The now-famous phrase ‘the new normal’ brought about by the Covid-19 pandemic has orchestrated the fall, survival, and recovery of different economies around the world. As countries purpose to survive and bounce back, one wonders whether the effects of the lockdown on families can ever be reversed.
History has shown us time and again that periods of economic uncertainty and stress, civil unrest, reduced mobility and disaster are linked to a myriad of risk factors for increased sexual violence against women and children. The Covid-19 pandemic has proven to be no exception.
Gender-Based Violence is one of the most persistent violations of human rights across the globe and has been reported to be much higher within marginalized populations. Before lockdowns were being implemented around the world, 243 million women had been reported to have experienced sexual or physical violence by a partner, according to research by UN Women in 2019. The findings disclose that 15 million adolescent girls between the ages of 15-19 worldwide had experienced forced sex and 137 women were killed by a family member every day.
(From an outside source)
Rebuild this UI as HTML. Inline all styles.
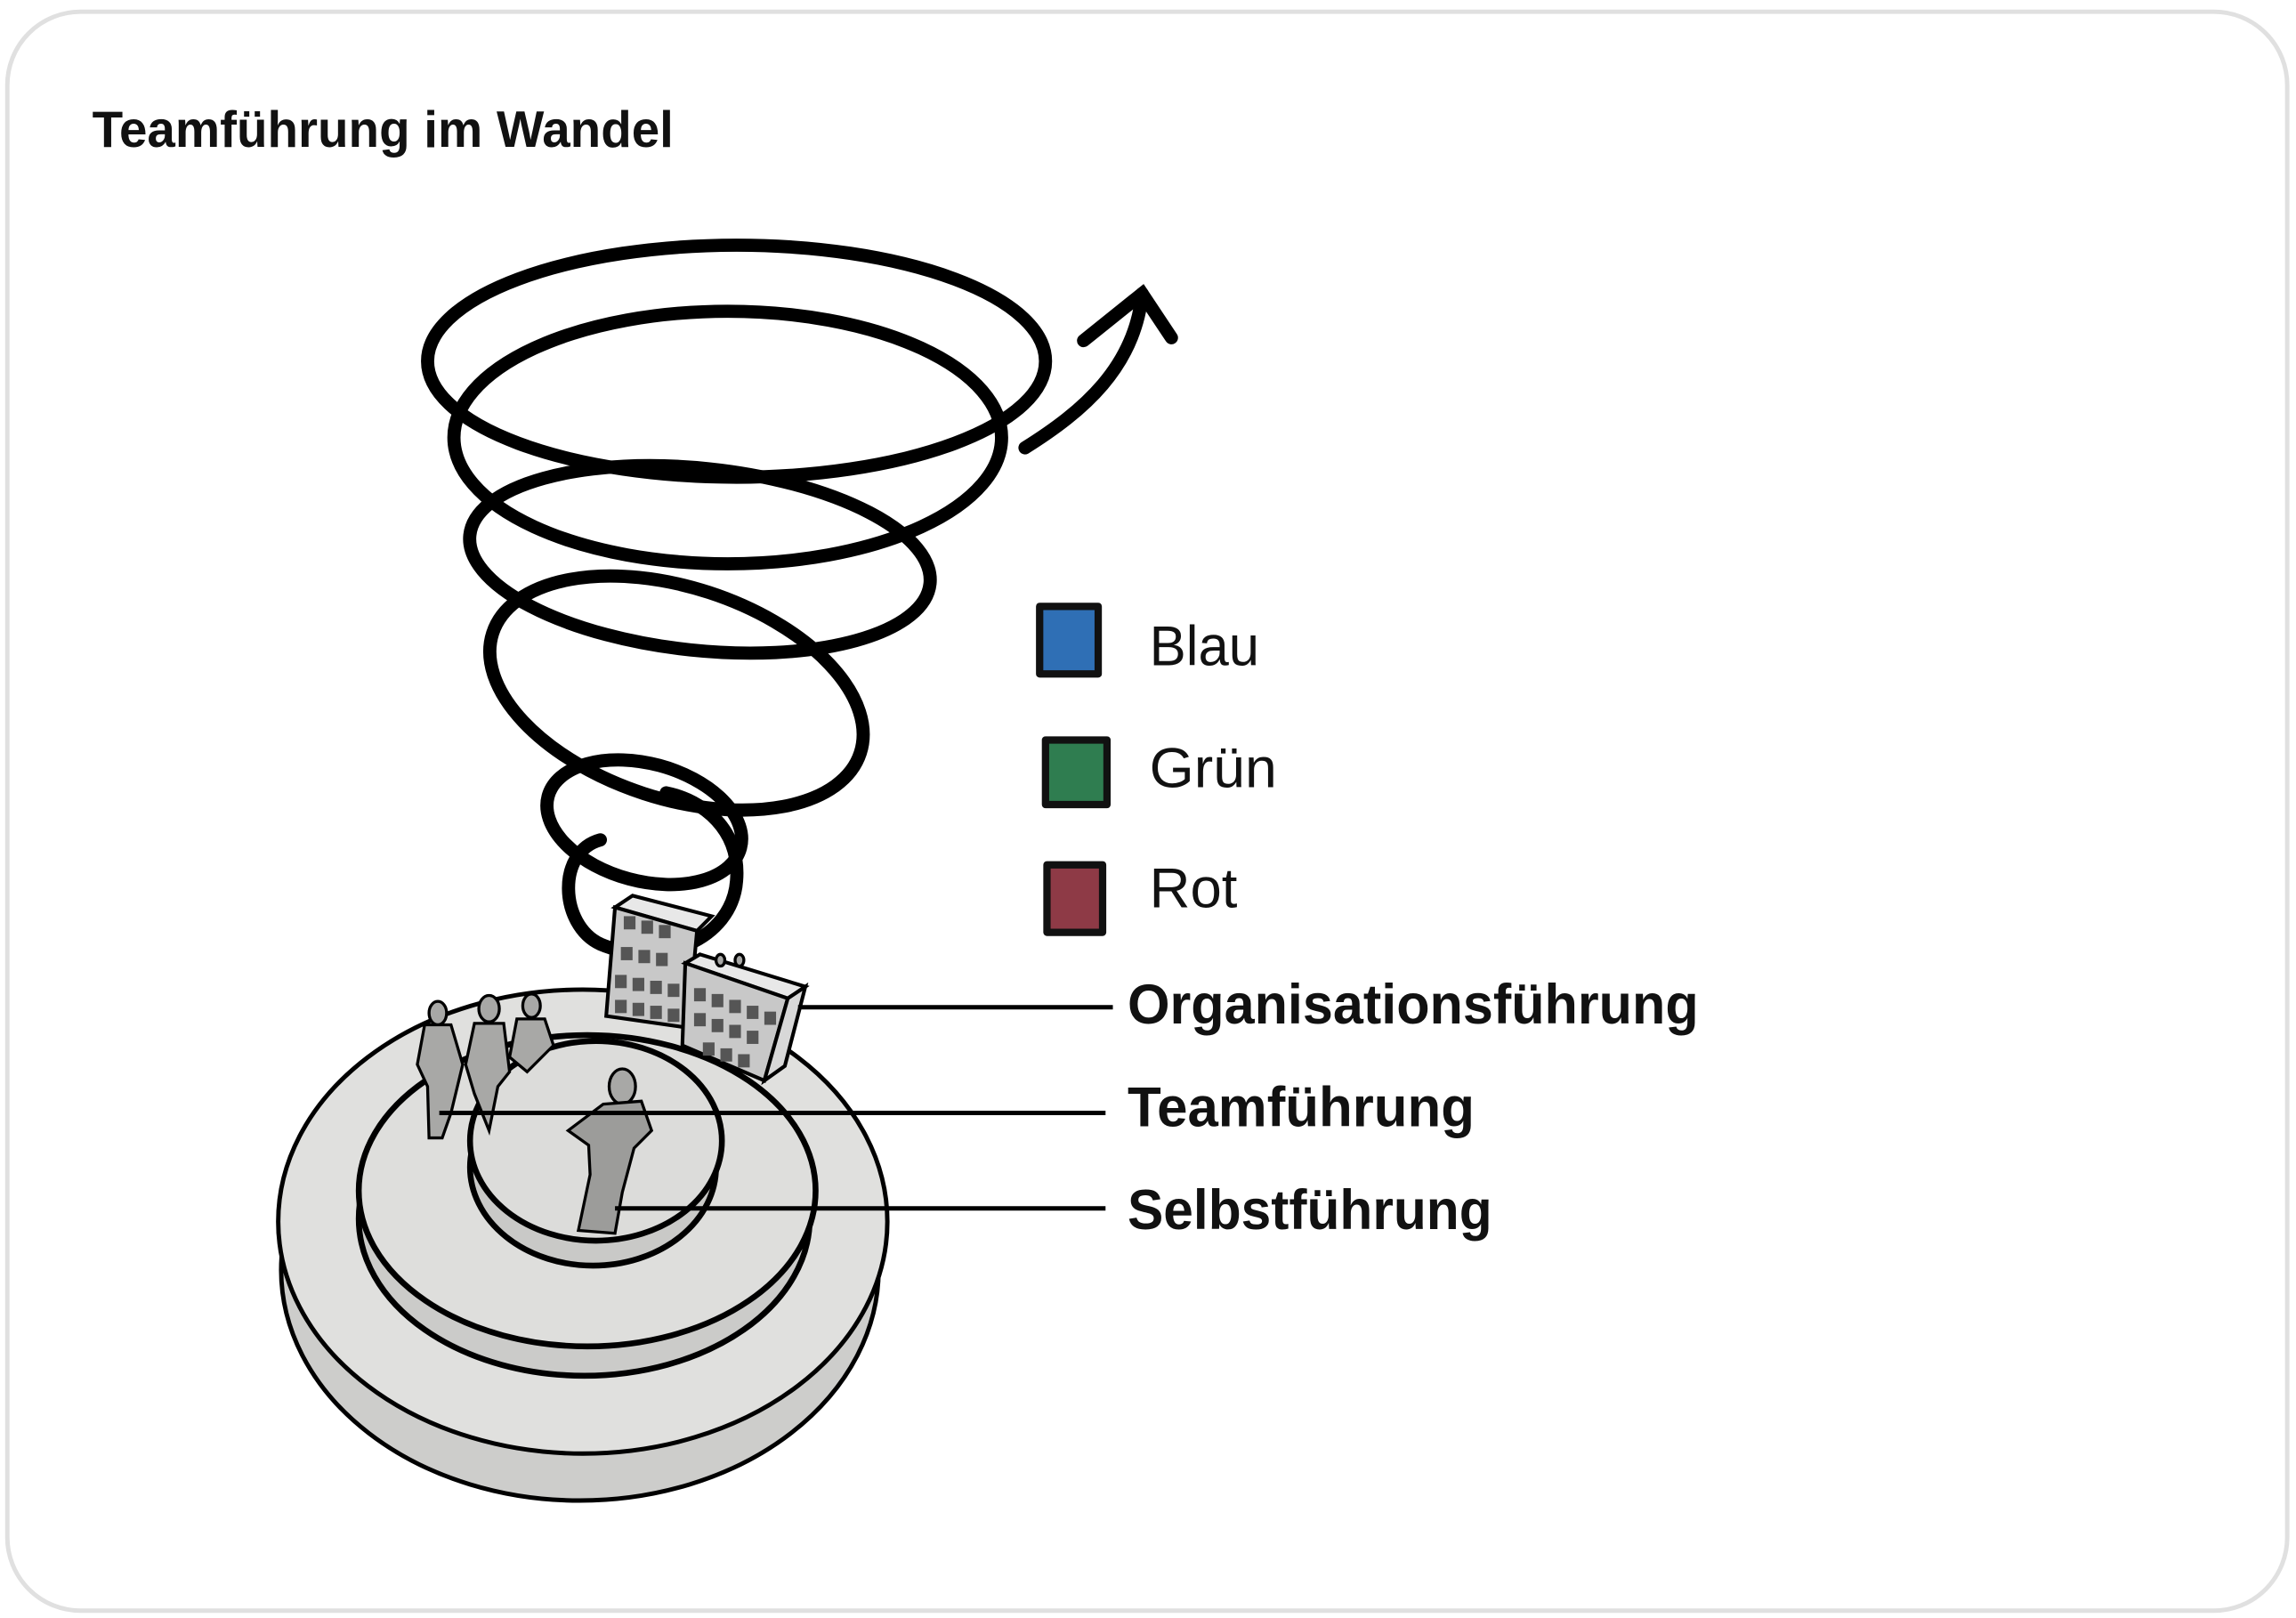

To bring the issue home, in research done in Kenya, it was reported that sexual harassment was affecting 19% and 16% of the population in urban and rural homes respectively since the pandemic began.
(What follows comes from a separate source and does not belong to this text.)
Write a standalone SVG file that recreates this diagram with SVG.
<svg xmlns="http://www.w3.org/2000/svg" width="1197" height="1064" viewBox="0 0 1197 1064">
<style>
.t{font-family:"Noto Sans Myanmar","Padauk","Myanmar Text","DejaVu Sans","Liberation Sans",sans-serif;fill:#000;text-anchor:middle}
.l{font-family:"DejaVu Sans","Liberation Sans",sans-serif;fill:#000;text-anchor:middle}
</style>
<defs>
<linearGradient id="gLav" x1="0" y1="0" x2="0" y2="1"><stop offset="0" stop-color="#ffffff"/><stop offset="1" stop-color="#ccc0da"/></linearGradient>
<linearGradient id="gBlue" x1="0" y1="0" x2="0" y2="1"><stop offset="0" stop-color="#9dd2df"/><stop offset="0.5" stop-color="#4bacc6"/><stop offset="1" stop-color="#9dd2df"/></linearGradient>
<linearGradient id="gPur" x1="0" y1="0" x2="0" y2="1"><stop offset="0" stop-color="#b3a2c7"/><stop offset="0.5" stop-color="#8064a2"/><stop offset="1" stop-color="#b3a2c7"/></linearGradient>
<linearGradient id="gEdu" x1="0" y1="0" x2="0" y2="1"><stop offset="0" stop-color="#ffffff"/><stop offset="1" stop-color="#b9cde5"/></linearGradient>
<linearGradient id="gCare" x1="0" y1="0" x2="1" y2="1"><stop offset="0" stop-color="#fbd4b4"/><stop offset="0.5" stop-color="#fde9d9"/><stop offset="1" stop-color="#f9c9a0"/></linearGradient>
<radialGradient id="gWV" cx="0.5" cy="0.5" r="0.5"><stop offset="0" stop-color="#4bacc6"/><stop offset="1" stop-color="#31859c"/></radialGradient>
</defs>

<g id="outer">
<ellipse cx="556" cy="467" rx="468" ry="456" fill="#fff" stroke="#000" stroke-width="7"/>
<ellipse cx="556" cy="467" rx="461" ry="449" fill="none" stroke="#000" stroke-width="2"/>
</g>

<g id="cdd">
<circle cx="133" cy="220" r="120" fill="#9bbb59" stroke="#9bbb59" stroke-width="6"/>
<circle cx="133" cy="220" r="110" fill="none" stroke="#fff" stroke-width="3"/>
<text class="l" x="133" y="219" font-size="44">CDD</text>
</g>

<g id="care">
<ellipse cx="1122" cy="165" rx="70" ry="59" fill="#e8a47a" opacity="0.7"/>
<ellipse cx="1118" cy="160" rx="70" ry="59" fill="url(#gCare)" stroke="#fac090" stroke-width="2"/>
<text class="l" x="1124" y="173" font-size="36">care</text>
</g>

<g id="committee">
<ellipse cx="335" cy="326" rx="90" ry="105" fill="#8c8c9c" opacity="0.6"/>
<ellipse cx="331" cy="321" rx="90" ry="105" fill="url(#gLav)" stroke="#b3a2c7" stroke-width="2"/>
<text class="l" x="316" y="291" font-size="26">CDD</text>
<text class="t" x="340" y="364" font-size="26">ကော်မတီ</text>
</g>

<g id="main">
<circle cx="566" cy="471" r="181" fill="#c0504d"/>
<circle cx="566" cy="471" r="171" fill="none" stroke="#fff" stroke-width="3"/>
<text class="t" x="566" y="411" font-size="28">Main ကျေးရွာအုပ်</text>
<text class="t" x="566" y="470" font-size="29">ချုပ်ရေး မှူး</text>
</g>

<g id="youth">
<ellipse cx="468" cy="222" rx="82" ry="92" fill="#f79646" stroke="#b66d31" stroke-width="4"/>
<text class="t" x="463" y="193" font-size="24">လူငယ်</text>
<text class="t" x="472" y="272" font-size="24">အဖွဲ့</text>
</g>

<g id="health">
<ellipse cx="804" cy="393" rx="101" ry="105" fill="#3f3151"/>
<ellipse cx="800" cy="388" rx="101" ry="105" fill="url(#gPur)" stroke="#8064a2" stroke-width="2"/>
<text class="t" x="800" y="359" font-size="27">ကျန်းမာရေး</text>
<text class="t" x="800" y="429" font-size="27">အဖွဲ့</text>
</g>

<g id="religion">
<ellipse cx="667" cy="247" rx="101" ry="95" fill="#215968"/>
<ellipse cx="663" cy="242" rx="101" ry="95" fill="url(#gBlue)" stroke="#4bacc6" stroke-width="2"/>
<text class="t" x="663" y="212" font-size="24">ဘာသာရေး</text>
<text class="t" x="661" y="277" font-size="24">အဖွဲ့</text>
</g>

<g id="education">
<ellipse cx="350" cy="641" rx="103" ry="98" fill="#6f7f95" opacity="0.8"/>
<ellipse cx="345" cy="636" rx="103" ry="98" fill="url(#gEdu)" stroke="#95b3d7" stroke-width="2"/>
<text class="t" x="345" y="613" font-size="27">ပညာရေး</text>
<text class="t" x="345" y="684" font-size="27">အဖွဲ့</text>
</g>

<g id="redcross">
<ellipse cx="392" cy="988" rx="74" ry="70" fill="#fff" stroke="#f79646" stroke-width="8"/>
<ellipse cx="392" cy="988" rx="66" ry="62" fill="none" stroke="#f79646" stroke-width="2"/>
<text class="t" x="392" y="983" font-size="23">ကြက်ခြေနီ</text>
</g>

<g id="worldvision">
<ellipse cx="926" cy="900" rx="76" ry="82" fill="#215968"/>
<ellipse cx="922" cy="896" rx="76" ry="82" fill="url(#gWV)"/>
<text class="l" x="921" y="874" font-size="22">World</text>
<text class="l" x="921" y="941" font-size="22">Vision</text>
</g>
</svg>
The lockdown fueled Gender-Based Violence within families so much so that UN Women dubbed it ‘The Shadow Pandemic’ in 2020. As the world pays attention and directs its funds to the public health crisis, some undesirable byproducts of the pandemic are getting little to no attention thus begging the question, will the economy really recover? Through a press statement released in an attempt to push back against Gender-Based Violence, the Government of Kenya stated that between January and December 2020 a total of 5,009 cases were recorded through the national GBV toll-free helpline, showing an increase of 1,411 as per 2019 records. Counties that reported the highest numbers in GBV cases included Nairobi, Kakamega, Nakuru, and Kiambu.
As the government continues to open up the economy, the most vulnerable in society are still left unarmed and unprepared for a probable third wave. Schools have reopened and students are expected to prepare for exams. According to Global Citizen, 15 million children were expected to return to school in September 2020, yet it was reported that thousands of children did not make it back to school, a majority of them being girls. The numbers are equally grim in Kenya.
For instance, Ruth Koech, Nandi County’s County Executive Committee Member for Health stated that 289 girls aged between 10 and 14 years old got pregnant between January and September last year in the region, while another 5,717 aged between 15 and 19 got pregnant during the same period of school closure. Still, in the same county, a report from the health department indicated that 6,006 girls did not report back to school due to teen pregnancy.
The cycle of girls and women being disadvantaged continues to be felt and in turn, a slowdown will be seen in achieving sustainable development goals in Kenya and elsewhere, since leaving girls and women behind becomes costly to society in general in the long run.
Bring Gender-Based Violence into the picture and you know we’re looking at a time bomb.
Unfortunately, the fight against Gender-Based Violence and the overall conversation around empowering the girl child to prevent early pregnancies and allow those who fall into the misfortune a pass back into the education system are oftentimes portrayed as a battle of sexes, yet the situation can only be remedied by acknowledging that these are societal causes that need collective action and solidarity. We all need to speak up in support of victims, hold offenders accountable and educate the masses on the need for systemic shifts to actualize gender equality.
Hence, the call to action falls on every person regardless of age, gender, affluence, or influence. In no time, all efforts that have been put to empower disenfranchised girls and women may chip away due to the pandemic – including economic empowerment efforts – taking beneficiaries a few steps back if not back to ground zero. This, therefore, calls for a need to address questions of sustainability, factoring in wild cards such as the Covid-19 pandemic and its ramifications.
Long term, a transformative education system among other systemic shifts remain paramount in changing narratives around Gender-Based Violence, this coupled with the intervention to equip not only women but society at large with skills to make informed decisions about their health and the economic benefits of elevating everybody within the community, through education and other means which will give them better chances at making a way for themselves in the world.
In the spirit of starting early, there is a critical need in engaging boys early in order to change patriarchal norms which are designed to work against girls and women. To make this a success, both men and women must step forward and lead these conversations about the paradigm shift.
But as these get underway, interventions in support of Gender-Based Violence survivors and a return to school formula for girls who have fallen victim to teen pregnancy should be escalated and strengthened, even if as a stop-gap measure. As offenders face the full force of the law, the media too should play a leading role in changing narratives by handling their messaging around Gender-Based Violence with care, nuance and intentionality, resisting the urge to shame victims.
Kenya must protect and empower its girls and women to secure its future.